Cass. 1re civ., 21 oct. 2020, no 19-18971
Extrait :
La Cour :
(…)
1. Selon l’arrêt attaqué (Pau, 29 novembre 2018), suivant acte du 5 février 2013, la société Cetelem, aux droits de laquelle vient la société BNP Paribas Personal Finance (la banque), a consenti à M. X (l’emprunteur) un crédit à la consommation.

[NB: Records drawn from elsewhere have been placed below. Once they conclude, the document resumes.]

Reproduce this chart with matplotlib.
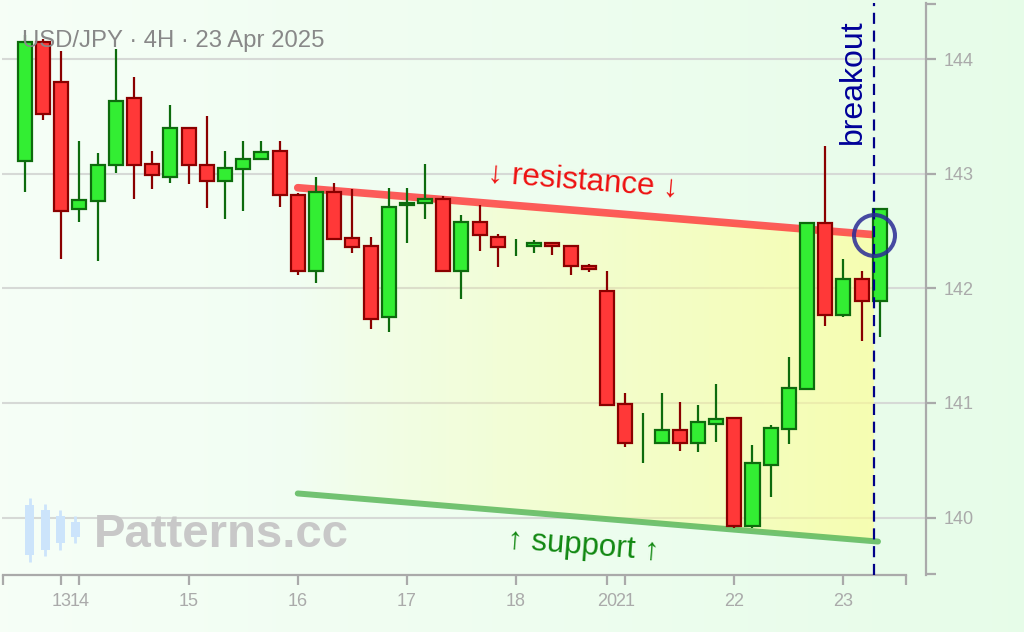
import matplotlib
matplotlib.use('Agg')
import matplotlib.pyplot as plt
import numpy as np
from matplotlib.patches import Polygon, Rectangle

plt.rcParams['font.family'] = ['Liberation Sans', 'DejaVu Sans']

# 4H candles, USD/JPY
opens = [143.11, 144.15, 143.80, 142.69, 142.76, 143.08, 143.66, 143.09, 142.97, 143.40,
         143.08, 142.94, 143.04, 143.13, 143.20, 142.82, 142.15, 142.84, 142.44, 142.37,
         141.75, 142.73, 142.75, 142.78, 142.15, 142.58, 142.45, 142.35, 142.37, 142.40,
         142.37, 142.20, 141.98, 140.99, 140.70, 140.65, 140.76, 140.65, 140.82, 140.87,
         139.93, 140.46, 140.77, 141.12, 142.57, 141.77, 142.08, 141.89]
highs = [144.21, 144.18, 144.07, 143.29, 143.18, 144.09, 143.85, 143.20, 143.60, 143.40,
         143.51, 143.20, 143.29, 143.29, 143.29, 142.83, 142.97, 142.92, 142.87, 142.45,
         142.88, 142.88, 143.09, 142.81, 142.64, 142.73, 142.48, 142.43, 142.42, 142.41,
         142.37, 142.21, 142.15, 141.09, 140.91, 141.09, 141.01, 140.98, 141.17, 140.88,
         140.63, 140.81, 141.40, 142.57, 143.24, 142.26, 142.15, 142.70]
lows = [142.84, 143.47, 142.26, 142.58, 142.24, 143.01, 142.78, 142.87, 142.92, 142.91,
        142.70, 142.61, 142.68, 143.12, 142.71, 142.12, 142.05, 142.42, 142.31, 141.65,
        141.62, 142.40, 142.61, 142.15, 141.91, 142.33, 142.19, 142.28, 142.31, 142.29,
        142.12, 142.14, 140.98, 140.62, 140.48, 140.65, 140.58, 140.57, 140.66, 139.91,
        139.91, 140.18, 140.64, 141.11, 141.67, 141.75, 141.54, 141.58]
closes = [144.15, 143.52, 142.68, 142.77, 143.08, 143.64, 143.08, 142.99, 143.40, 143.08,
          142.94, 143.05, 143.13, 143.19, 142.82, 142.15, 142.84, 142.43, 142.36, 141.73,
          142.71, 142.75, 142.78, 142.15, 142.58, 142.47, 142.36, 142.35, 142.40, 142.37,
          142.20, 142.17, 140.98, 140.65, 140.70, 140.76, 140.65, 140.83, 140.86, 139.93,
          140.48, 140.78, 141.13, 142.57, 141.77, 142.08, 141.89, 142.69]

day_pos = [2, 3, 9, 15, 21, 27, 32, 33, 39, 45]
day_labels = ['13', '14', '15', '16', '17', '18', '20', '21', '22', '23']
price_ticks = [140, 141, 142, 143, 144]

res_x = [15, 46.67]
res_y = [142.88, 142.47]
sup_x = [15, 46.9]
sup_y = [140.21, 139.79]
breakout_x = 46.67
breakout_y = 142.47

W, H = 1024, 632
fig = plt.figure(figsize=(W / 100, H / 100), dpi=100)

# background gradient
bg = fig.add_axes([0, 0, 1, 1], zorder=0)
c1 = np.array([0.965, 0.998, 0.968])
c2 = np.array([0.905, 0.990, 0.912])
t = np.linspace(0, 1, 256)[None, :, None]
bg.imshow(c1 + (c2 - c1) * t, aspect='auto', extent=(0, 1, 0, 1))
bg.set_xlim(0, 1)
bg.set_ylim(0, 1)
bg.axis('off')

gx0, gx1 = 2, 926
gy0, gy1 = 3, 575
ax = fig.add_axes([gx0 / W, 1 - gy1 / H, (gx1 - gx0) / W, (gy1 - gy0) / H], zorder=1)
ax.set_facecolor('none')
dx, x0 = 18.19, 24.9
xlim = ((gx0 - x0) / dx, (gx1 - x0) / dx)
ylim = (139.498, 144.493)

for p in price_ticks:
    ax.axhline(p, color='#d6d9d6', lw=1.5, zorder=0)

# trend zone fill with horizontal gradient
n = 200
xs = np.linspace(res_x[0], res_x[1], n)
top = np.interp(xs, res_x, res_y)
bot = np.interp(xs, sup_x, sup_y)
poly = Polygon(np.column_stack([np.r_[xs, xs[::-1]], np.r_[top, bot[::-1]]]),
               closed=True, facecolor='none', edgecolor='none')
ax.add_patch(poly)
grad = np.zeros((2, 256, 4))
grad[..., 0] = 1.0
grad[..., 1] = 1.0
grad[..., 2] = 0.55
grad[..., 3] = np.linspace(0.0, 0.55, 256) ** 0.85
im = ax.imshow(grad, aspect='auto', extent=(res_x[0], res_x[1], min(sup_y), max(res_y)),
               interpolation='bilinear', zorder=0.5)
im.set_clip_path(poly)
ax.set_xlim(*xlim)
ax.set_ylim(*ylim)

ax.plot(res_x, res_y, color='#ff4040', alpha=0.85, lw=5.5, solid_capstyle='round', zorder=1)
ax.plot(sup_x, sup_y, color='#5cb85c', alpha=0.85, lw=4.3, solid_capstyle='round', zorder=1)

# candles
idx = np.arange(len(opens))
o = np.array(opens)
c = np.array(closes)
up = c >= o
body_w = 0.77
for i in idx:
    fill = '#33ee33' if up[i] else '#ff3838'
    edge = '#0d6b0d' if up[i] else '#8a0000'
    ax.vlines(i, lows[i], highs[i], color=edge, lw=1.6, zorder=2)
    if o[i] != c[i]:
        ax.bar(i, abs(c[i] - o[i]), bottom=min(o[i], c[i]), width=body_w,
               color=fill, edgecolor=edge, linewidth=1.6, zorder=3)

# breakout marker
ax.axvline(breakout_x, color='#000088', lw=1.6, ls=(0, (5, 3)), zorder=4)
ax.plot(breakout_x, breakout_y, 'o', ms=29.5, mfc='none', mec='#2a2a95', mew=2.9,
        alpha=0.85, zorder=5)

ax.text(30.7, 142.93, '↓ resistance ↓', color='#ee1111', fontsize=22.5,
        rotation=-4.5, ha='center', va='center', zorder=6)
ax.text(30.7, 139.75, '↑ support ↑', color='#118811', fontsize=22.5,
        rotation=-4.5, ha='center', va='center', zorder=6)
ax.text(45.54, 143.81, 'breakout', color='#000099', fontsize=23,
        rotation=90, ha='center', va='center', zorder=6)

# axes styling
for s in ['left', 'top']:
    ax.spines[s].set_visible(False)
xl, xr = -1.2, 48.44
ax.spines['bottom'].set_bounds(xl, xr)
for s in ['bottom', 'right']:
    ax.spines[s].set_color('#aaaaaa')
    ax.spines[s].set_linewidth(1.6)
ax.set_xticks(day_pos + [xl, xr])
ax.set_xticklabels(day_labels + ['', ''])
ax.yaxis.tick_right()
ax.set_yticks(price_ticks + [139.51, 144.48])
ax.set_yticklabels([str(p) for p in price_ticks] + ['', ''])
ax.tick_params(axis='both', colors='#aaaaaa', length=7.2, width=1.6,
               labelsize=13, labelcolor='#aaaaaa', pad=5.5)

# title and watermark
fig.text(22 / W, 1 - 41 / H, 'USD/JPY · 4H · 23 Apr 2025', color='#888888',
         fontsize=17.2, ha='left', va='center', zorder=7)

ov = fig.add_axes([0, 0, 1, 1], zorder=2)
ov.set_xlim(0, W)
ov.set_ylim(H, 0)
ov.axis('off')
icon_x = [29.5, 45, 60, 75]
icon_body = [(505, 555), (510, 550), (516, 543), (522, 537)]
icon_wick = [(498, 562), (504, 556), (510, 550), (516, 543)]
for xc, (b0, b1), (w0, w1) in zip(icon_x, icon_body, icon_wick):
    ov.plot([xc, xc], [w0, w1], color='#cce4fb', lw=2, solid_capstyle='butt')
    ov.add_patch(Rectangle((xc - 4.5, b0), 9, b1 - b0, facecolor='#cce4fb',
                           edgecolor='none'))
ov.text(94, 535, 'Patterns.cc', color='#c8c8c8', fontsize=34, fontweight='bold',
        ha='left', va='center')

fig.patch.set_edgecolor('#cfcfcf')
fig.patch.set_linewidth(1.5)
fig.savefig('out.png', dpi=100, facecolor=fig.get_facecolor(), edgecolor=fig.get_edgecolor())
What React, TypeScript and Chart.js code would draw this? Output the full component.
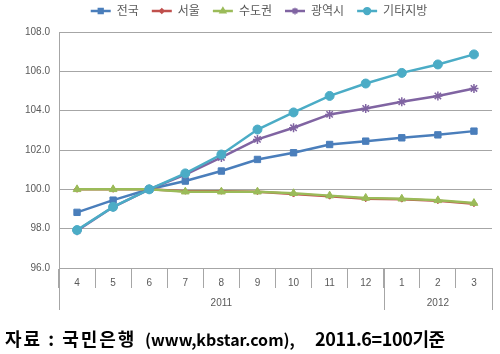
import React, { useEffect, useRef } from "react";
import { Chart, registerables } from "chart.js";
import { drawPoint } from "chart.js/helpers";
Chart.register(...registerables);

const months = ["4", "5", "6", "7", "8", "9", "10", "11", "12", "1", "2", "3"];
const years = ["2011", "2012"];
const yearSpans = [9, 3];
const seriesNames = ["전국", "서울", "수도권", "광역시", "기타지방"];
const national = [98.83, 99.45, 100.0, 100.42, 100.93, 101.52, 101.86, 102.28, 102.45, 102.62, 102.77, 102.96];
const seoul = [100.0, 100.0, 100.0, 99.9, 99.9, 99.88, 99.76, 99.65, 99.52, 99.5, 99.42, 99.27];
const capital = [100.0, 100.0, 100.0, 99.88, 99.88, 99.88, 99.8, 99.68, 99.56, 99.52, 99.44, 99.3];
const metro = [97.9, 99.1, 100.0, 100.75, 101.62, 102.54, 103.13, 103.81, 104.11, 104.45, 104.75, 105.13];
const others = [97.93, 99.11, 100.0, 100.81, 101.77, 103.04, 103.91, 104.75, 105.38, 105.92, 106.35, 106.86];
const yMin = 96;
const yMax = 108;
const yStep = 2;
const footerParts = ["자료 : 국민은행", "(www,kbstar.com),", "2011.6=100기준"];
const footerLefts = [5, 145, 315];
const footerSizes = [18, 16, 18];
const footerSpacing = [2, 0, -0.4];

const colors = ["#4a7ebb", "#c0504d", "#9bbb59", "#8064a2", "#4bacc6"];
const pointStyles = ["rect", "rectRot", "triangle", "star", "circle"];
const pointRadii = [4.5, 3, 4.5, 4.5, 4.5];
const FONT = '"Liberation Sans", "Noto Sans CJK KR", sans-serif';
const GRID = "#a6a6a6";
const TEXT = "#595959";

const legendPlugin = {
  id: "customLegend",
  afterDraw(chart: any) {
    const ctx = chart.ctx;
    ctx.save();
    ctx.font = `12px ${FONT}`;
    const lineLen = 20;
    const gap1 = 6;
    const gap2 = 13;
    const widths = chart.data.datasets.map((d: any) => lineLen + gap1 + ctx.measureText(d.label).width);
    const total = widths.reduce((a: number, b: number) => a + b, 0) + gap2 * (widths.length - 1);
    let x = 259 - total / 2;
    const y = 11;
    chart.data.datasets.forEach((d: any, i: number) => {
      ctx.strokeStyle = d.borderColor;
      ctx.lineWidth = 2.5;
      ctx.beginPath();
      ctx.moveTo(x, y);
      ctx.lineTo(x + lineLen, y);
      ctx.stroke();
      ctx.fillStyle = d.borderColor;
      ctx.lineWidth = 1.5;
      drawPoint(
        ctx,
        { pointStyle: d.pointStyle, radius: d.pointRadius * 0.75, borderWidth: 1.5, rotation: 0 },
        x + lineLen / 2,
        y
      );
      ctx.fillStyle = TEXT;
      ctx.textBaseline = "middle";
      ctx.textAlign = "left";
      ctx.fillText(d.label, x + lineLen + gap1, y + 1);
      x += widths[i] + gap2;
    });
    ctx.restore();
  },
};

const yearPlugin = {
  id: "yearRow",
  afterDraw(chart: any) {
    const ctx = chart.ctx;
    const xs = chart.scales.x;
    const area = chart.chartArea;
    const step = xs.getPixelForValue(1) - xs.getPixelForValue(0);
    ctx.save();
    ctx.strokeStyle = GRID;
    ctx.lineWidth = 1;
    ctx.fillStyle = TEXT;
    ctx.font = `10px ${FONT}`;
    ctx.textAlign = "center";
    ctx.textBaseline = "middle";
    let idx = 0;
    const bounds: number[] = [area.left];
    years.forEach((yr, i) => {
      const start = xs.getPixelForValue(idx) - step / 2;
      idx += yearSpans[i];
      const end = xs.getPixelForValue(idx - 1) + step / 2;
      bounds.push(end);
      ctx.fillText(yr, (start + end) / 2, area.bottom + 35);
    });
    bounds.forEach((bx) => {
      const px = Math.round(bx) + 0.5;
      ctx.beginPath();
      ctx.moveTo(px, area.bottom);
      ctx.lineTo(px, area.bottom + 42);
      ctx.stroke();
    });
    ctx.restore();
  },
};

export default function App() {
  const ref = useRef<HTMLCanvasElement | null>(null);
  useEffect(() => {
    if (!ref.current) return;
    const series = [national, seoul, capital, metro, others];
    const chart = new Chart(ref.current, {
      type: "line",
      data: {
        labels: months,
        datasets: series.map((s, i) => ({
          label: seriesNames[i],
          data: s,
          borderColor: colors[i],
          backgroundColor: colors[i],
          pointBackgroundColor: colors[i],
          pointBorderColor: colors[i],
          pointStyle: pointStyles[i],
          pointRadius: pointRadii[i],
          pointBorderWidth: i === 3 ? 1.5 : 1,
          borderWidth: 2.5,
          tension: 0,
          order: series.length - i,
        })),
      },
      options: {
        animation: false,
        responsive: false,
        maintainAspectRatio: false,
        layout: { padding: { left: 0, right: 8, top: 32, bottom: 66 } },
        plugins: { legend: { display: false }, tooltip: { enabled: false } },
        scales: {
          x: {
            offset: true,
            afterFit(scale: any) {
              scale.height = 20;
            },
            grid: {
              offset: true,
              drawOnChartArea: false,
              drawTicks: true,
              tickLength: 20,
              color: GRID,
            },
            border: { color: GRID },
            ticks: { color: TEXT, font: { family: FONT, size: 10 }, padding: -11, maxRotation: 0 },
          },
          y: {
            min: yMin,
            max: yMax,
            afterFit(scale: any) {
              scale.width = 59;
            },
            grid: { color: GRID, drawTicks: false },
            border: { color: GRID },
            ticks: {
              stepSize: yStep,
              color: TEXT,
              font: { family: FONT, size: 10 },
              padding: 9,
              callback: (v: any) => Number(v).toFixed(1),
            },
          },
        },
      },
      plugins: [legendPlugin, yearPlugin],
    });
    return () => chart.destroy();
  }, []);
  return (
    <div style={{ position: "absolute", left: 0, top: 0, width: 500, height: 354, background: "#fff" }}>
      <canvas ref={ref} width={500} height={354} style={{ display: "block" }} />
      {footerParts.map((t, i) => (
        <span
          key={i}
          style={{
            position: "absolute",
            left: footerLefts[i],
            top: 325 + (18 - footerSizes[i]) * 0.9,
            fontFamily: '"Noto Sans CJK KR", sans-serif',
            fontWeight: 700,
            fontSize: footerSizes[i],
            whiteSpace: "pre",
            color: "#000",
            letterSpacing: footerSpacing[i],
          }}
        >
          {t}
        </span>
      ))}
    </div>
  );
}
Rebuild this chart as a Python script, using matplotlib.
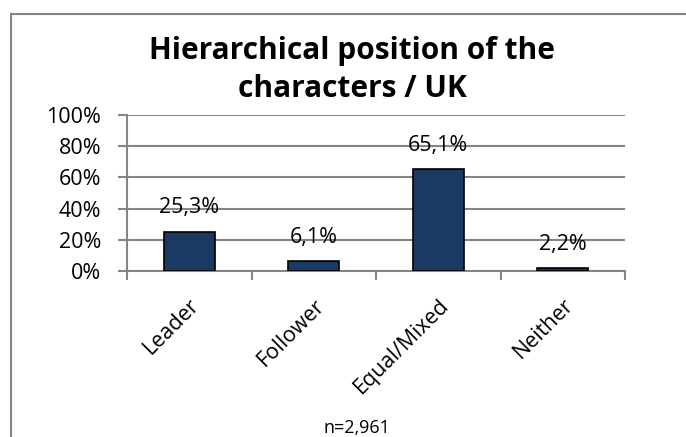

2. À la suite d’échéances demeurées impayées et du placement sous curatelle de l’emprunteur, prononcé par jugement du 18 février 2015, la banque l’a, par actes des 8 et 9 juin suivants, assigné ainsi que l’UDAF des Hautes-Pyrénées, prise en qualité de curateur (le curateur), en paiement du solde du prêt. L’emprunteur a notamment demandé que la banque soit déchue de son droit aux intérêts, en l’absence de remise du bordereau de rétractation prévu à l’article L. 311-12 du Code de la consommation.
Examen des moyens
Sur le premier moyen, ci-après annexé
3. En application de l’article 1014, alinéa 2, du Code de procédure civile, il n’y a pas lieu de statuer par une décision spécialement motivée sur ce moyen qui n’est manifestement pas de nature à entraîner la cassation.
Mais sur le second moyen
Énoncé du moyen
4. L’emprunteur et l’UDAF, ès qualités, font grief à l’arrêt de rejeter la demande de déchéance du droit aux intérêts et de condamner le premier au paiement d’une certaine somme à la banque, alors « qu’il appartient au prêteur de rapporter la preuve qu’il a remis à l’emprunteur le formulaire de rétractation détachable visé par l’article L. 311-12 du Code de la consommation ; que, si l’existence d’une clause au sein de l’offre de prêt aux termes de laquelle l’emprunteur reconnaît avoir reçu le formulaire de rétractation peut être considérée comme un indice, il appartient à l’emprunteur d’établir d’autres éléments à l’effet de prouver la remise effective du bordereau de rétractation ; qu’en décidant que le seul fait que l’emprunteur ait reconnu, à travers une clause de l’offre de prêt, la remise du bordereau permettait de présumer la réalité de la remise du bordereau sans constater l’existence d’autres éléments de nature à corroborer la réalité de l’exécution de son obligation par l’emprunteur, la cour d’appel a violé les articles L. 311-12 et L. 311-48 du Code de la consommation, pris en leur rédaction applicable à la cause. »
Réponse de la Cour
Vu les articles L. 311-12 et L. 311-48 du Code de la consommation, dans leurs rédactions antérieures à celles issues de l’ordonnance n° 2016-301 du 14 mars 2016 :
5. Il résulte de ces textes que, pour permettre à l’emprunteur d’exercer son droit de rétractation, un formulaire détachable est joint à son exemplaire du contrat de crédit et que le prêteur qui accorde un crédit sans remettre à l’emprunteur un contrat comportant un tel formulaire est déchu du droit aux intérêts en totalité ou dans la proportion fixée par le juge.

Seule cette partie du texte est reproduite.